The Voice Foundation 52nd Annual Symposium paper: The Musician’s Acceptance and Action Questionnaire (MAAQ): A New Tool for Measuring Psychological Flexibility as it relates to Music Performance Anxiety in Student and Professional Singers.
Citation
Zenobi, D., Juncos, D., Roman, J., & Osborne, M.S. (2023, 4 June). The Musician’s Acceptance and Action Questionnaire (MAAQ): A New Tool for Measuring Psychological Flexibility as it relates to Music Performance Anxiety in Student and Professional Singers. Paper presented at The Voice Foundation’s 52nd Annual Symposium: Care of the Professional Voice, 31 May – 4 June, 2023, Philadelphia, PA, USA. doi: 10.26188/23620695
Abstract
Singers in all genres, and at all levels of study struggle with Music Performance Anxiety (MPA). MPA can manifest behaviorally as avoidance of auditions and other high-stakes performances, avoidance of practice, the inability to experience flow while practicing/performing, and it also correlates with maladaptive perfectionism. Acceptance and Commitment Therapy (ACT), a mindfulness and acceptance-based intervention, teaches that if singers remain “psychologically flexible” in the presence of MPA, we may cope with it more effectively. These findings are relevant to voice professionals because ACT coaching can ethically be administered within the lesson by voice teachers/vocal coaches to help singers cope better with MPA and related challenges. This study is the first to measure levels of psychological flexibility in both student and professional musicians. It tested a new musician-specific questionnaire, the Musician’s Acceptance and Action Questionnaire (MAAQ), adapted from the Acceptance and Action Questionnaire - Version II (AAQ-II).

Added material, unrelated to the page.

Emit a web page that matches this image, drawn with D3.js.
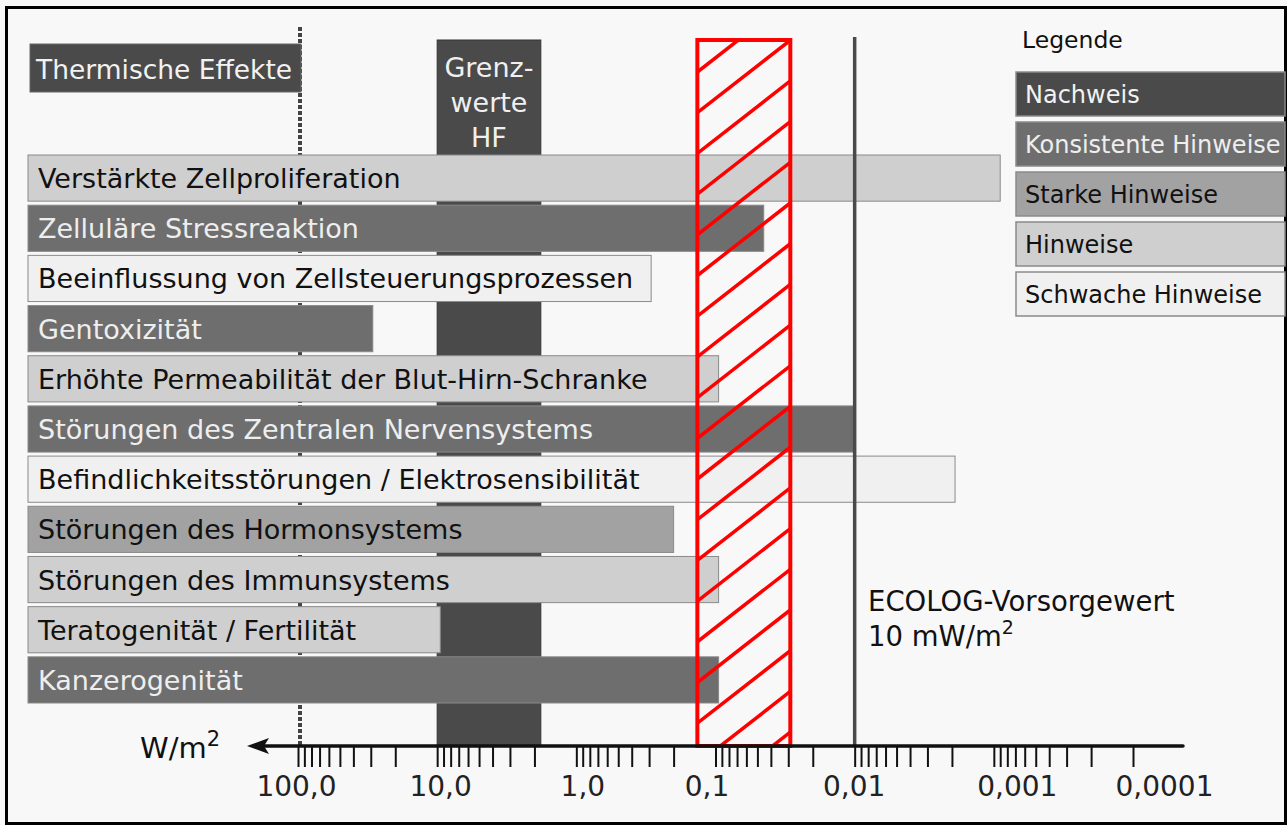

Students were recruited from an Australian conservatory and a School of Music within a private liberal arts university in the Midwestern United States. Professional participants included an international sample of musicians in all genres/instruments. Participants filled out the AAQII, the MAAQ, the Frost Multidimensional Perfectionism Scale (FMPS), the revised Kenny Music Performance Anxiety Inventory (KMPAI-R), short measures of flow within performance and practice (SDFS-2), and they answered questions about their performance and practice-related behaviors.
The MAAQ was successfully constructed and showed good reliability and invariance of its factor structure and good convergent/divergent validity with established questionnaires. It outperformed the AAQ-II as a predictor of important outcomes in music performance and practice. In the student samples, the MAAQ better predicted avoidant behavior in one’s practice and in performances, flow states in practice and performances, and grades on a recent, adjudicated music exam. In the professional sample, the MAAQ better predicted performance-related avoidance and whether one competes in professional music competitions after completing their education. Despite the small samples, these results offer preliminary support for the MAAQ’s utility in measuring and predicting problematic behaviors associated with MPA.